Serafini and Scott were arrested in October 2023. The Placer County District Attorney’s Office charged Serafini and Scott with murder in Spohr’s death, along with a charge of attempted murder in the shooting that wounded Wood. The filed charges indicate prosecutors believe Serafini was the person who shot his wife’s parents, not Scott.
In February, Scott pleaded guilty to a felony charge of being an accessory after the fact in the crime. Her sentencing hearing has not been scheduled. Prosecutors have said the accessory charge could result in a sentence of 16 months to three years.
Lied to detectives
Scott’s testimony resumed Tuesday with the jury hearing an audio recording of Placer County sheriffs detectives questioning her several days after the shooting. She has testified that she lied to the detectives, telling them she had been with Serafini in Elko, Nevada looking for a pickup truck for his wife.
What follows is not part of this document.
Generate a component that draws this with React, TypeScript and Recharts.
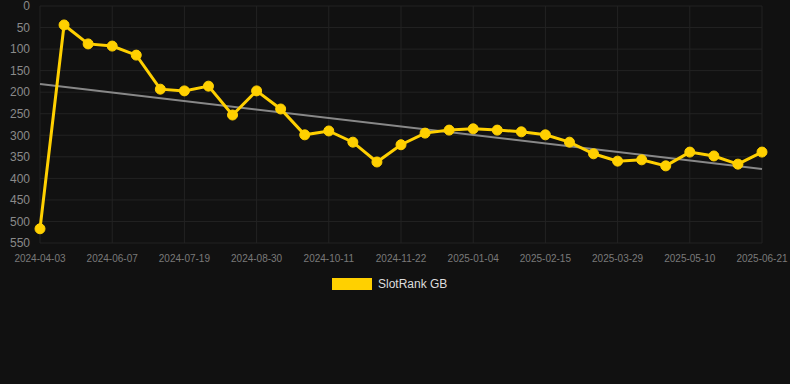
import { LineChart, Line, XAxis, YAxis, CartesianGrid } from 'recharts';

const F = '"Liberation Sans", Arial, sans-serif';
const BG = '#111111';
const GOLD = '#FFD000';

const SERIES_NAME = 'SlotRank GB';

const DATES = [
  '2024-04-03', '2024-05-10', '2024-05-24', '2024-06-07', '2024-06-21', '2024-07-05',
  '2024-07-19', '2024-08-02', '2024-08-16', '2024-08-30', '2024-09-13', '2024-09-27',
  '2024-10-11', '2024-10-25', '2024-11-08', '2024-11-22', '2024-12-06', '2024-12-20',
  '2025-01-04', '2025-01-18', '2025-02-01', '2025-02-15', '2025-03-01', '2025-03-15',
  '2025-03-29', '2025-04-12', '2025-04-26', '2025-05-10', '2025-05-24', '2025-06-07',
  '2025-06-21',
];

const RANKS = [
  517, 44, 88, 93, 114, 193, 197, 186, 253, 197, 239, 299, 290, 316, 362, 322,
  295, 288, 285, 288, 292, 299, 316, 343, 360, 357, 371, 339, 348, 367, 339,
];

// trend line end points
const TREND_START = 181;
const TREND_END = 378;

const Y_TICKS = [0, 50, 100, 150, 200, 250, 300, 350, 400, 450, 500, 550];

const data = DATES.map((date, i) => ({
  date,
  rank: RANKS[i],
  trend: i === 0 ? TREND_START : i === DATES.length - 1 ? TREND_END : null,
}));

export default function App() {
  return (
    <div style={{ position: 'fixed', left: 0, top: 0, width: 790, height: 384, background: BG, fontFamily: F }}>
      <LineChart width={790} height={384} data={data} margin={{ top: 6, right: 28, bottom: 121, left: 0 }}>
        <CartesianGrid stroke="#232323" strokeWidth={1} />
        <XAxis
          dataKey="date"
          interval={2}
          axisLine={false}
          tickLine={false}
          tickMargin={6}
          height={20}
          tick={{ fontSize: 10, fill: '#7a7a7a', fontFamily: F }}
        />
        <YAxis
          reversed
          domain={[0, 550]}
          ticks={Y_TICKS}
          interval={0}
          width={40}
          axisLine={false}
          tickLine={false}
          tickMargin={4}
          tick={{ fontSize: 12, fill: '#8a8a8a', fontFamily: F }}
        />
        <Line
          dataKey="trend"
          connectNulls
          stroke="#888"
          strokeWidth={2}
          dot={false}
          activeDot={false}
          isAnimationActive={false}
        />
        <Line
          dataKey="rank"
          name={SERIES_NAME}
          stroke={GOLD}
          strokeWidth={3}
          dot={{ r: 5, fill: GOLD, stroke: GOLD, strokeWidth: 1 }}
          isAnimationActive={false}
        />
      </LineChart>
      <div style={{ position: 'absolute', left: 332, top: 278, display: 'flex', alignItems: 'center' }}>
        <div style={{ width: 40, height: 12, background: GOLD }} />
        <span style={{ marginLeft: 6, fontSize: 12, color: '#dddddd', lineHeight: '12px' }}>{SERIES_NAME}</span>
      </div>
    </div>
  );
}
“Dan had said we were staying there to look at trucks,” Scott said in court. “That’s what we were saying if anyone asked.”
She testified that she was “anxious” at the time because she knew she would not be telling the detectives the truth. Scott said Serafini later asked her to add him to her Verizon cell phone service, because he was concerned detectives investigating the shooting were looking into his records.
In his opening statement last month, David Dratman, one of Serafini’s attorneys, told the jurors they will have to judge the credibility of the witnesses in this trial. Dratman argued that Scott sat through a four-day preliminary hearing last year, when the prosecution presented its case to a judge to determined whether there was sufficient evidence for a trial.
He said Scott carefully looked at the prosecution’s evidence and months later provided an account “designed to fill-in the weaknesses” of the prosecution’s case against Serafini. Dratman has argued the prosecution does not have any physical evidence that links his client to the crime scene.
As a result of the plea deal, prosecutors dropped charges of murder and first-degree residential burglary against Scott. She had been in custody since her October 2023 arrest, but she was released on her own recognizance in February after pleading guilty.
The defense attorney told the jury that Scott, if convicted, could’ve faced up to 25 years to life in prison until she spoke to investigators earlier this year.